The story is told of Flt-Lt. Rawlings in 1979 towards the end of the 3-month rule of his Armed Forces Revolutionary Council (AFRC) which had executed eight top ranking military rulers, Flt-Lt. Rawlings with a friend in tow (for moral support?) drove to the home of one of the newly widowed wives, went and stood before a portrait of her executed husband, shook his head, muttered "what a pointless death, what a waste, oh such a pity..." sympathised with the widow and left her with clear impression that he personally had nothing to do with her husband's death. This was the same Flt-Lt. Rawlings who had told Ghanaians that the people had been executed because they were crooks, thieves, and nation wreckers.

Now that he has won his public image battle, it will be interesting to note not only if he kept vigil with Kojo Lee and Nii Amo Addy but more importantly if Flt-Lt. Rawlings has paid nicodemus visits to the homes of Kojo Lee and his aunt to disclaim all responsibility.

The saddest aspect of it all is the fact that so much violence has been wrecked on the psyche of Ghana that when ten people are executed, it hardly merits headlines any more.

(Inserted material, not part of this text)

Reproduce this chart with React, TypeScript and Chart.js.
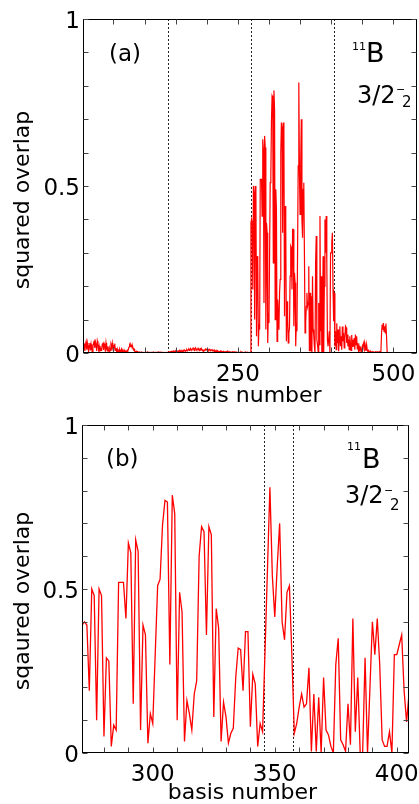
import React, { useEffect, useRef } from 'react';
import { Chart, registerables } from 'chart.js';

Chart.register(...registerables);

const FONT = '"DejaVu Sans", "Liberation Sans", Arial, sans-serif';

// ---------------- data (squared overlap vs basis number) ----------------
// basis 1..137
const overlapBlock1: number[] = [
  0.03, 0.012, 0.028, 0.006, 0.025, 0.034, 0.01, 0.03, 0.018, 0.004,
  0.022, 0.03, 0.008, 0.026, 0.012, 0.002, 0.02, 0.03, 0.035, 0.015,
  0.033, 0.025, 0.006, 0.036, 0.028, 0.01, 0.02, 0.004, 0.015, 0.008,
  0.012, 0.026, 0.031, 0.009, 0.028, 0.022, 0.004, 0.03, 0.016, 0.006,
  0.02, 0.01, 0.003, 0.014, 0.008, 0.025, 0.018, 0.03, 0.012, 0.005,
  0.022, 0.028, 0.008, 0.015, 0.004, 0.012, 0.003, 0.008, 0.005, 0.01,
  0.004, 0.007, 0.012, 0.003, 0.006, 0.002, 0.009, 0.004, 0.006, 0.003,
  0.005, 0.008, 0.006, 0.012, 0.018, 0.024, 0.02, 0.026, 0.022, 0.015,
  0.018, 0.01, 0.012, 0.006, 0.004, 0.003, 0.005, 0.002, 0.004, 0.003,
  0.002, 0.003, 0.001, 0.002, 0.003, 0.002, 0.001, 0.002, 0.001, 0.002,
  0.001, 0.002, 0.002, 0.001, 0.003, 0.002, 0.001, 0.002, 0.001, 0.002,
  0.002, 0.001, 0.002, 0.003, 0.001, 0.002, 0.001, 0.002, 0.002, 0.001,
  0.002, 0.001, 0.003, 0.002, 0.001, 0.002, 0.001, 0.002, 0.001, 0.002,
  0.002, 0.001, 0.002, 0.001, 0.002, 0.001, 0.002,
];
// basis 138..270
const overlapBlock2: number[] = [
  0.002, 0.003, 0.002, 0.004, 0.003, 0.005, 0.003, 0.004, 0.006, 0.004, 0.005, 0.003, 0.006,
  0.004, 0.007, 0.005, 0.004, 0.006, 0.008, 0.005, 0.006, 0.004, 0.007,
  0.005, 0.008, 0.006, 0.009, 0.007, 0.005, 0.008, 0.01, 0.007, 0.009,
  0.011, 0.008, 0.012, 0.014, 0.01, 0.009, 0.012, 0.015, 0.011, 0.008, 0.013, 0.016, 0.012,
  0.009, 0.011, 0.014, 0.01, 0.008, 0.012, 0.013, 0.009, 0.011, 0.007, 0.009, 0.006,
  0.008, 0.01, 0.012, 0.009, 0.011, 0.013, 0.01, 0.008, 0.011, 0.009, 0.007, 0.01, 0.008,
  0.006, 0.009, 0.007, 0.005, 0.008, 0.006, 0.004, 0.007, 0.005, 0.006, 0.004, 0.005,
  0.004, 0.006, 0.003, 0.005, 0.004, 0.003, 0.005, 0.004, 0.003, 0.004, 0.002, 0.004, 0.003,
  0.005, 0.003, 0.002, 0.004, 0.003, 0.002, 0.003, 0.004, 0.002, 0.003, 0.002, 0.003,
  0.002, 0.003, 0.002, 0.001, 0.002, 0.003, 0.002, 0.001, 0.002, 0.004, 0.002, 0.001, 0.002,
  0.001, 0.002, 0.001, 0.003, 0.001, 0.002, 0.001, 0.002, 0.001, 0.002, 0.001, 0.002,
];
// basis 271..405 (shown enlarged in panel b)
const overlapZoom: number[] = [
  0.39, 0.40, 0.39, 0.19, 0.50, 0.48, 0.10, 0.50, 0.48, 0.05,
  0.29, 0.28, 0.02, 0.085, 0.07, 0.52, 0.52, 0.52, 0.41, 0.64,
  0.61, 0.15, 0.65, 0.615, 0.07, 0.39, 0.36, 0.03, 0.12, 0.09,
  0.30, 0.51, 0.53, 0.695, 0.77, 0.765, 0.27, 0.786, 0.73, 0.10,
  0.49, 0.43, 0.035, 0.16, 0.12, 0.07, 0.18, 0.22, 0.60, 0.69,
  0.675, 0.36, 0.69, 0.665, 0.11, 0.44, 0.38, 0.035, 0.155, 0.11,
  0.03, 0.06, 0.075, 0.23, 0.32, 0.315, 0.19, 0.37, 0.37, 0.08,
  0.24, 0.21, 0.02, 0.09, 0.065, 0.31, 0.56, 0.81, 0.54, 0.415,
  0.57, 0.70, 0.40, 0.345, 0.49, 0.51, 0.30, 0.06, 0.09, 0.14,
  0.18, 0.14, 0.15, 0.26, 0.005, 0.18, 0.005, 0.17, 0.0, 0.23,
  0.07, 0.055, 0.02, 0.0, 0.27, 0.35, 0.04, 0.025, 0.005, 0.15,
  0.025, 0.41, 0.065, 0.23, 0.0, 0.0, 0.29, 0.0, 0.20, 0.40,
  0.30, 0.41, 0.27, 0.04, 0.02, 0.02, 0.065, 0.0, 0.30, 0.30,
  0.33, 0.36, 0.19, 0.095, 0.18,
];
// basis 406..538
const overlapTail: number[] = [
  0.02, 0.065, 0.01, 0.089, 0.03, 0.07, 0.005, 0.04, 0.08, 0.02,
  0.05, 0.01, 0.079, 0.035, 0.06, 0.015, 0.045, 0.08, 0.076, 0.03,
  0.055, 0.02, 0.04, 0.01, 0.05, 0.03, 0.008, 0.054, 0.02, 0.04,
  0.02, 0.045, 0.01, 0.055, 0.025, 0.05, 0.012, 0.03, 0.006, 0.02,
  0.01, 0.015, 0.005, 0.012, 0.02, 0.008, 0.028, 0.034, 0.012, 0.02,
  0.006, 0.025, 0.01, 0.004, 0.008, 0.005, 0.003, 0.006, 0.004, 0.003,
  0.002, 0.004, 0.003, 0.002, 0.003, 0.004, 0.002, 0.003, 0.004, 0.002,
  0.003, 0.002, 0.004, 0.003, 0.005, 0.06, 0.085, 0.07, 0.09, 0.065,
  0.08, 0.06, 0.088, 0.05, 0.003, 0.002, 0.001, 0.002, 0.001, 0.001,
  0.001, 0.001, 0.001, 0.001, 0.001, 0.001, 0.001, 0.001, 0.001, 0.001,
  0.001, 0.001, 0.001, 0.001, 0.001, 0.001, 0.001, 0.001, 0.001, 0.001,
  0.001, 0.001, 0.001, 0.001, 0.001, 0.001, 0.001, 0.001, 0.001, 0.001,
  0.001, 0.001, 0.001, 0.001, 0.001, 0.001, 0.001, 0.001, 0.001, 0.001,
  0.001, 0.001, 0.001,
];

const firstBasisA = 1;
const firstBasisB = 271;
const valuesA = [...overlapBlock1, ...overlapBlock2, ...overlapZoom, ...overlapTail];
const valuesB = overlapZoom;

const xRangeA = [1, 538];
const xRangeB = [271, 405];
const xTicksA = [50, 100, 150, 200, 250, 300, 350, 400, 450, 500];
const xTickLabelsA = ['250', '500'];
const xTicksB = [280, 290, 300, 310, 320, 330, 340, 350, 360, 370, 380, 390, 400];
const xTickLabelsB = ['300', '350', '400'];
const yTicks = [0, 0.1, 0.2, 0.3, 0.4, 0.5, 0.6, 0.7, 0.8, 0.9, 1];
const yTickLabels = ['0', '0.5', '1'];
const blockBoundsA = [137.5, 270.5, 404.5];
const blockBoundsB = [345.5, 357.5];

// ---------------- layout ----------------
type Txt = { text: string; size: number; dx: number; dy: number; follow?: boolean };
type PanelCfg = {
  values: number[]; first: number; xRange: number[]; xTicks: number[]; xLabels: string[];
  bounds: number[]; yTitle: string; tag: Txt; texts: Txt[];
  canvasTop: number; canvasHeight: number; padTop: number; padRight: number;
  yAxisWidth: number; xAxisHeight: number; lineWidth: number;
  yTitleDy: number; xTitleDx: number; xTitleBase: number;
};

const panelA: PanelCfg = {
  values: valuesA, first: firstBasisA, xRange: xRangeA, xTicks: xTicksA, xLabels: xTickLabelsA,
  bounds: blockBoundsA, yTitle: 'squared overlap',
  tag: { text: '(a)', size: 23, dx: 26, dy: 42 },
  texts: [
    { text: '11', size: 11, dx: -65, dy: 31 },
    { text: 'B', size: 27, dx: 0, dy: 43, follow: true },
    { text: '3/2', size: 24, dx: -60, dy: 84 },
    { text: '\u2212', size: 11, dx: -21, dy: 74 },
    { text: '2', size: 15, dx: -15, dy: 88 },
  ],
  canvasTop: 0, canvasHeight: 404, padTop: 19, padRight: 2, yAxisWidth: 83, xAxisHeight: 51,
  lineWidth: 1.2, yTitleDy: 14, xTitleDx: -3, xTitleBase: 48.5,
};

const panelB: PanelCfg = {
  values: valuesB, first: firstBasisB, xRange: xRangeB, xTicks: xTicksB, xLabels: xTickLabelsB,
  bounds: blockBoundsB, yTitle: 'sqaured overlap',
  tag: { text: '(b)', size: 23, dx: 24, dy: 41 },
  texts: [
    { text: '11', size: 11, dx: -62, dy: 25 },
    { text: 'B', size: 27, dx: 1, dy: 43, follow: true },
    { text: '3/2', size: 24, dx: -64, dy: 78 },
    { text: '\u2212', size: 11, dx: -25, dy: 68.5 },
    { text: '2', size: 15, dx: -19, dy: 85 },
  ],
  canvasTop: 404, canvasHeight: 400, padTop: 21, padRight: 10, yAxisWidth: 82, xAxisHeight: 51,
  lineWidth: 1.3, yTitleDy: 12, xTitleDx: -3, xTitleBase: 46,
};

function makeFramePlugin(cfg: PanelCfg) {
  return {
    id: 'frame',
    beforeDatasetsDraw(chart: any) {
      const { ctx, chartArea: a, scales } = chart;
      ctx.save();
      ctx.strokeStyle = '#222';
      ctx.lineWidth = 1;
      ctx.setLineDash([2, 2]);
      for (const b of cfg.bounds) {
        const x = Math.round(scales.x.getPixelForValue(b)) + 0.5;
        ctx.beginPath();
        ctx.moveTo(x, a.top);
        ctx.lineTo(x, a.bottom);
        ctx.stroke();
      }
      ctx.restore();
    },
    afterDraw(chart: any) {
      const { ctx, chartArea: a, scales } = chart;
      const L = Math.round(a.left) + 0.5;
      const R = Math.round(a.right) - 0.5;
      const T = Math.round(a.top) + 0.5;
      const B = Math.round(a.bottom) - 0.5;
      ctx.save();
      ctx.strokeStyle = '#000';
      ctx.lineWidth = 1;
      ctx.strokeRect(L, T, R - L, B - T);
      ctx.strokeStyle = '#444';
      const tl = 5;
      ctx.beginPath();
      for (const v of cfg.xTicks) {
        const x = Math.round(scales.x.getPixelForValue(v)) + 0.5;
        ctx.moveTo(x, B); ctx.lineTo(x, B - tl);
        ctx.moveTo(x, T); ctx.lineTo(x, T + tl);
      }
      for (const v of yTicks) {
        const y = Math.round(scales.y.getPixelForValue(v)) + 0.5;
        ctx.moveTo(L, y); ctx.lineTo(L + tl, y);
        ctx.moveTo(R, y); ctx.lineTo(R - tl, y);
      }
      ctx.stroke();

      ctx.fillStyle = '#000';
      ctx.textBaseline = 'alphabetic';
      ctx.textAlign = 'left';
      // panel tag
      ctx.font = `${cfg.tag.size}px ${FONT}`;
      ctx.fillText(cfg.tag.text, a.left + cfg.tag.dx, a.top + cfg.tag.dy);
      // nucleus / state labels
      let prevEnd = a.right;
      for (const t of cfg.texts) {
        ctx.font = `${t.size}px ${FONT}`;
        const x = t.follow ? prevEnd + t.dx : a.right + t.dx;
        ctx.fillText(t.text, x, a.top + t.dy);
        prevEnd = x + ctx.measureText(t.text).width;
      }
      // axis titles
      ctx.font = `22px ${FONT}`;
      ctx.textAlign = 'center';
      ctx.fillText('basis number', (a.left + a.right) / 2 + cfg.xTitleDx, a.bottom + cfg.xTitleBase);
      ctx.save();
      ctx.translate(23, (a.top + a.bottom) / 2 + cfg.yTitleDy);
      ctx.rotate(-Math.PI / 2);
      ctx.textBaseline = 'middle';
      ctx.fillText(cfg.yTitle, 0, 0);
      ctx.restore();
      ctx.restore();
    },
  };
}

function Panel({ cfg }: { cfg: PanelCfg }) {
  const ref = useRef<HTMLCanvasElement>(null);
  useEffect(() => {
    const canvas = ref.current;
    if (!canvas) return;
    const points = cfg.values.map((v, i) => ({ x: cfg.first + i, y: v }));
    const tickFont = { family: FONT, size: 23, lineHeight: 1 };
    const chart = new Chart(canvas, {
      type: 'line',
      data: {
        datasets: [{
          data: points,
          borderColor: '#ff0000',
          borderWidth: cfg.lineWidth,
          pointRadius: 0,
          fill: false,
          tension: 0,
        }],
      },
      options: {
        responsive: false,
        animation: false,
        devicePixelRatio: 1,
        events: [],
        layout: { padding: { left: 0, top: cfg.padTop, right: cfg.padRight, bottom: 0 } },
        plugins: { legend: { display: false }, tooltip: { enabled: false } },
        scales: {
          x: {
            type: 'linear',
            min: cfg.xRange[0],
            max: cfg.xRange[1],
            grid: { display: false, drawTicks: false },
            border: { display: false },
            afterBuildTicks: (s: any) => { s.ticks = cfg.xTicks.map((v) => ({ value: v })); },
            afterFit: (s: any) => {
              s.height = cfg.xAxisHeight;
              s.paddingLeft = 0; s.paddingRight = 0; s.paddingTop = 0; s.paddingBottom = 0;
            },
            ticks: {
              autoSkip: false,
              maxRotation: 0,
              minRotation: 0,
              padding: 11,
              color: '#000',
              font: tickFont,
              callback: (v: any) => (cfg.xLabels.includes(String(v)) ? String(v) : ''),
            },
          },
          y: {
            type: 'linear',
            min: 0,
            max: 1,
            grid: { display: false, drawTicks: false },
            border: { display: false },
            afterBuildTicks: (s: any) => { s.ticks = yTicks.map((v) => ({ value: v })); },
            afterFit: (s: any) => {
              s.width = cfg.yAxisWidth;
              s.paddingLeft = 0; s.paddingRight = 0; s.paddingTop = 0; s.paddingBottom = 0;
            },
            ticks: {
              autoSkip: false,
              padding: 3,
              labelOffset: 3,
              color: '#000',
              font: tickFont,
              callback: (v: any) => (yTickLabels.includes(String(v)) ? String(v) : ''),
            },
          },
        },
      },
      plugins: [makeFramePlugin(cfg)],
    } as any);
    return () => chart.destroy();
  }, [cfg]);
  return (
    <canvas
      ref={ref}
      width={419}
      height={cfg.canvasHeight}
      style={{ position: 'absolute', left: 0, top: cfg.canvasTop, width: 419, height: cfg.canvasHeight }}
    />
  );
}

export default function App() {
  return (
    <div style={{ position: 'fixed', left: 0, top: 0, width: 419, height: 804, background: '#fff', overflow: 'hidden' }}>
      <Panel cfg={panelA} />
      <Panel cfg={panelB} />
    </div>
  );
}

Among the pressures known to have been brought to bear on Flt-Lt. Rawlings apart from the bonds of friendship and the threat of revolt from the other ranks was an appeal from the American Embassy in Accra.

The Embassy is known to have written to Flt-Lt. Rawlings pleading for clemency for Kojo Lee on the grounds that it was well known that Flt-Lt. Lee was an unstable character and had a history of mental instability and had in fact been receiving treatment from an American psychiatrist.

The parents of Flt-Lt. Lee are Black Americans who had lived in Ghana for many years and his father who practised as a dentist in Accra for many years had naturalised as a Ghanaian citizen. Both Dentist and Mrs Lee have now left Ghana for the United States of America for good.